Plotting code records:
** begin **

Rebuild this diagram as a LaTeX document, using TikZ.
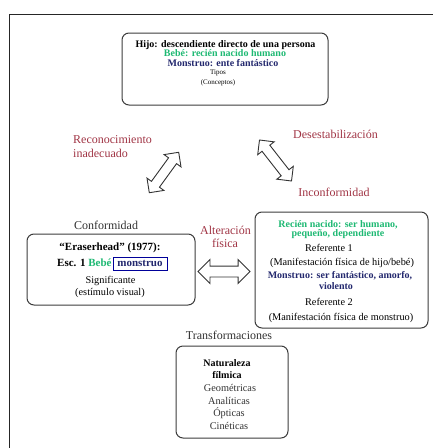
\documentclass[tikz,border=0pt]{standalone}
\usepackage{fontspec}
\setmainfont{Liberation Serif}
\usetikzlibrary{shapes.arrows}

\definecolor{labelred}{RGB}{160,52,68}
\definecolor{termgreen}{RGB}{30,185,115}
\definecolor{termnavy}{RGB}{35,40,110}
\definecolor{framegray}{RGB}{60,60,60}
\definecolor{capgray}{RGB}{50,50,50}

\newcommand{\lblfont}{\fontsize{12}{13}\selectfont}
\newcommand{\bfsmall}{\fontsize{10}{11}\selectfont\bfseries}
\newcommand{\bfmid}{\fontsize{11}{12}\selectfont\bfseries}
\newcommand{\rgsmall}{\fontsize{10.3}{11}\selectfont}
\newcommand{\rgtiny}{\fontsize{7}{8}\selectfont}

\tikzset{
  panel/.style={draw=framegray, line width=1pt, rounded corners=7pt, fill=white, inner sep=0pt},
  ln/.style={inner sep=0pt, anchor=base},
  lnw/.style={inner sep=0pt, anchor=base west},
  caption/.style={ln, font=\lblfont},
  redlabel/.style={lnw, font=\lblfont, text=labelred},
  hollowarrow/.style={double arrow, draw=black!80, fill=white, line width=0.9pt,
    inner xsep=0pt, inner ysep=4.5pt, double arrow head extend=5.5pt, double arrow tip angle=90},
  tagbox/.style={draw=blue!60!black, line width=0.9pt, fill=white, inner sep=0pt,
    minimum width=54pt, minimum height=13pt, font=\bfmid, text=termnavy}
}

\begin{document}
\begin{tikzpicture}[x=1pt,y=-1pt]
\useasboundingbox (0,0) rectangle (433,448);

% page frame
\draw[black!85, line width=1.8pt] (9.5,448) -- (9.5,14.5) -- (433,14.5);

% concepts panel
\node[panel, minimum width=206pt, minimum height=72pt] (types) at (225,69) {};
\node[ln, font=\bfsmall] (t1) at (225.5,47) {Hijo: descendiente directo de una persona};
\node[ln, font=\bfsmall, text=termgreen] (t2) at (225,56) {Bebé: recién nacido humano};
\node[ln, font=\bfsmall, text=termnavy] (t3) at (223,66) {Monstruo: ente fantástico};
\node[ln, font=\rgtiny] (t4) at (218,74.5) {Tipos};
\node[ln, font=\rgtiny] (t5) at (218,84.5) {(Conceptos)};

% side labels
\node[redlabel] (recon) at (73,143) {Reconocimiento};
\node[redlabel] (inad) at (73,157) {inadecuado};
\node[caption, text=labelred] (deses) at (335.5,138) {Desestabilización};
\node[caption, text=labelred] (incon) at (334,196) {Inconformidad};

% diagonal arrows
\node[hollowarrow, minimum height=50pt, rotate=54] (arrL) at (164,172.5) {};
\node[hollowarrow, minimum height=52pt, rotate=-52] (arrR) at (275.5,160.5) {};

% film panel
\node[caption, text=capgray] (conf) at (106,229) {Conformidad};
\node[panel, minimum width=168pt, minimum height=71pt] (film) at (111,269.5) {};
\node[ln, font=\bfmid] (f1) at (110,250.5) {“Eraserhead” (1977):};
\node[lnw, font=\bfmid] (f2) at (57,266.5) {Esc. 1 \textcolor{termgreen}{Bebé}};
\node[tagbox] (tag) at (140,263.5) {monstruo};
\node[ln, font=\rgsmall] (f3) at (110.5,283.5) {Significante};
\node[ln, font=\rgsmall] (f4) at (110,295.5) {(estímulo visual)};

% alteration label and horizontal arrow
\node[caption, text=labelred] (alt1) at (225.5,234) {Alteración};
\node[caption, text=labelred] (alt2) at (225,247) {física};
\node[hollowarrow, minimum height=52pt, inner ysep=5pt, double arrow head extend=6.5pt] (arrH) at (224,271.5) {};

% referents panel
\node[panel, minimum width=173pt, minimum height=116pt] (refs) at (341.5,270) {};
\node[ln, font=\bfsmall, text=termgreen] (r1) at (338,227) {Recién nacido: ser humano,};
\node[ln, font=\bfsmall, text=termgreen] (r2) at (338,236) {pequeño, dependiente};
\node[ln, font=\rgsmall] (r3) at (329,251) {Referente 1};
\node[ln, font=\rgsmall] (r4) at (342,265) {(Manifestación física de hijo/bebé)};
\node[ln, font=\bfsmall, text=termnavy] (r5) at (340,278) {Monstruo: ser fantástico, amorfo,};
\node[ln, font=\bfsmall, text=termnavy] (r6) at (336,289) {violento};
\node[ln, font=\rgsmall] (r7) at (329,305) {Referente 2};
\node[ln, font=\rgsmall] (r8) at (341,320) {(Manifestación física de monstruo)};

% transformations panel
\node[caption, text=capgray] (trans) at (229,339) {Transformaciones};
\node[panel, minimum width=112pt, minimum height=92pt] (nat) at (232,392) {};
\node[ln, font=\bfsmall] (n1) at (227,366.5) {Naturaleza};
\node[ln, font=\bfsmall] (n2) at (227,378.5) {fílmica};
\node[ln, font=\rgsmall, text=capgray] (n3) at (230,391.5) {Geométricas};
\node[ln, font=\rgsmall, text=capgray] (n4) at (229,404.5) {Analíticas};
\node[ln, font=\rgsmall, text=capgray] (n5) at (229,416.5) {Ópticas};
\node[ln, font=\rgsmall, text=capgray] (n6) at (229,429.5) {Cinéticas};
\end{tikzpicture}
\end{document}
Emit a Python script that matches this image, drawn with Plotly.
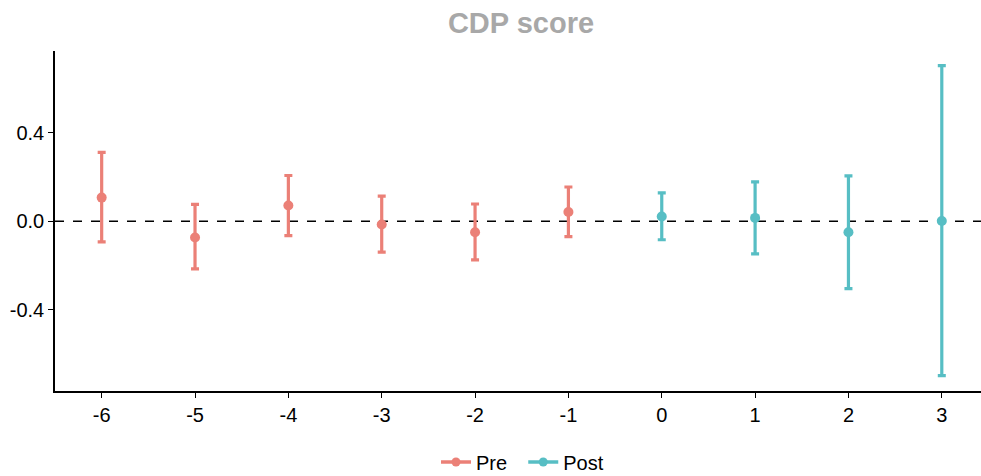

** end **

Directive:
Repeat each entry precisely as it appears. Leave the pictures out.

Output for this exercise:
Rebuild this diagram as a LaTeX document, using TikZ.
\documentclass[tikz,border=0pt]{standalone}
\usepackage{fontspec}
\setmainfont{Liberation Serif}
\usetikzlibrary{shapes.arrows}

\definecolor{labelred}{RGB}{160,52,68}
\definecolor{termgreen}{RGB}{30,185,115}
\definecolor{termnavy}{RGB}{35,40,110}
\definecolor{framegray}{RGB}{60,60,60}
\definecolor{capgray}{RGB}{50,50,50}

\newcommand{\lblfont}{\fontsize{12}{13}\selectfont}
\newcommand{\bfsmall}{\fontsize{10}{11}\selectfont\bfseries}
\newcommand{\bfmid}{\fontsize{11}{12}\selectfont\bfseries}
\newcommand{\rgsmall}{\fontsize{10.3}{11}\selectfont}
\newcommand{\rgtiny}{\fontsize{7}{8}\selectfont}

\tikzset{
  panel/.style={draw=framegray, line width=1pt, rounded corners=7pt, fill=white, inner sep=0pt},
  ln/.style={inner sep=0pt, anchor=base},
  lnw/.style={inner sep=0pt, anchor=base west},
  caption/.style={ln, font=\lblfont},
  redlabel/.style={lnw, font=\lblfont, text=labelred},
  hollowarrow/.style={double arrow, draw=black!80, fill=white, line width=0.9pt,
    inner xsep=0pt, inner ysep=4.5pt, double arrow head extend=5.5pt, double arrow tip angle=90},
  tagbox/.style={draw=blue!60!black, line width=0.9pt, fill=white, inner sep=0pt,
    minimum width=54pt, minimum height=13pt, font=\bfmid, text=termnavy}
}

\begin{document}
\begin{tikzpicture}[x=1pt,y=-1pt]
\useasboundingbox (0,0) rectangle (433,448);

% page frame
\draw[black!85, line width=1.8pt] (9.5,448) -- (9.5,14.5) -- (433,14.5);

% concepts panel
\node[panel, minimum width=206pt, minimum height=72pt] (types) at (225,69) {};
\node[ln, font=\bfsmall] (t1) at (225.5,47) {Hijo: descendiente directo de una persona};
\node[ln, font=\bfsmall, text=termgreen] (t2) at (225,56) {Bebé: recién nacido humano};
\node[ln, font=\bfsmall, text=termnavy] (t3) at (223,66) {Monstruo: ente fantástico};
\node[ln, font=\rgtiny] (t4) at (218,74.5) {Tipos};
\node[ln, font=\rgtiny] (t5) at (218,84.5) {(Conceptos)};

% side labels
\node[redlabel] (recon) at (73,143) {Reconocimiento};
\node[redlabel] (inad) at (73,157) {inadecuado};
\node[caption, text=labelred] (deses) at (335.5,138) {Desestabilización};
\node[caption, text=labelred] (incon) at (334,196) {Inconformidad};

% diagonal arrows
\node[hollowarrow, minimum height=50pt, rotate=54] (arrL) at (164,172.5) {};
\node[hollowarrow, minimum height=52pt, rotate=-52] (arrR) at (275.5,160.5) {};

% film panel
\node[caption, text=capgray] (conf) at (106,229) {Conformidad};
\node[panel, minimum width=168pt, minimum height=71pt] (film) at (111,269.5) {};
\node[ln, font=\bfmid] (f1) at (110,250.5) {“Eraserhead” (1977):};
\node[lnw, font=\bfmid] (f2) at (57,266.5) {Esc. 1 \textcolor{termgreen}{Bebé}};
\node[tagbox] (tag) at (140,263.5) {monstruo};
\node[ln, font=\rgsmall] (f3) at (110.5,283.5) {Significante};
\node[ln, font=\rgsmall] (f4) at (110,295.5) {(estímulo visual)};

% alteration label and horizontal arrow
\node[caption, text=labelred] (alt1) at (225.5,234) {Alteración};
\node[caption, text=labelred] (alt2) at (225,247) {física};
\node[hollowarrow, minimum height=52pt, inner ysep=5pt, double arrow head extend=6.5pt] (arrH) at (224,271.5) {};

% referents panel
\node[panel, minimum width=173pt, minimum height=116pt] (refs) at (341.5,270) {};
\node[ln, font=\bfsmall, text=termgreen] (r1) at (338,227) {Recién nacido: ser humano,};
\node[ln, font=\bfsmall, text=termgreen] (r2) at (338,236) {pequeño, dependiente};
\node[ln, font=\rgsmall] (r3) at (329,251) {Referente 1};
\node[ln, font=\rgsmall] (r4) at (342,265) {(Manifestación física de hijo/bebé)};
\node[ln, font=\bfsmall, text=termnavy] (r5) at (340,278) {Monstruo: ser fantástico, amorfo,};
\node[ln, font=\bfsmall, text=termnavy] (r6) at (336,289) {violento};
\node[ln, font=\rgsmall] (r7) at (329,305) {Referente 2};
\node[ln, font=\rgsmall] (r8) at (341,320) {(Manifestación física de monstruo)};

% transformations panel
\node[caption, text=capgray] (trans) at (229,339) {Transformaciones};
\node[panel, minimum width=112pt, minimum height=92pt] (nat) at (232,392) {};
\node[ln, font=\bfsmall] (n1) at (227,366.5) {Naturaleza};
\node[ln, font=\bfsmall] (n2) at (227,378.5) {fílmica};
\node[ln, font=\rgsmall, text=capgray] (n3) at (230,391.5) {Geométricas};
\node[ln, font=\rgsmall, text=capgray] (n4) at (229,404.5) {Analíticas};
\node[ln, font=\rgsmall, text=capgray] (n5) at (229,416.5) {Ópticas};
\node[ln, font=\rgsmall, text=capgray] (n6) at (229,429.5) {Cinéticas};
\end{tikzpicture}
\end{document}
Emit a Python script that matches this image, drawn with Plotly.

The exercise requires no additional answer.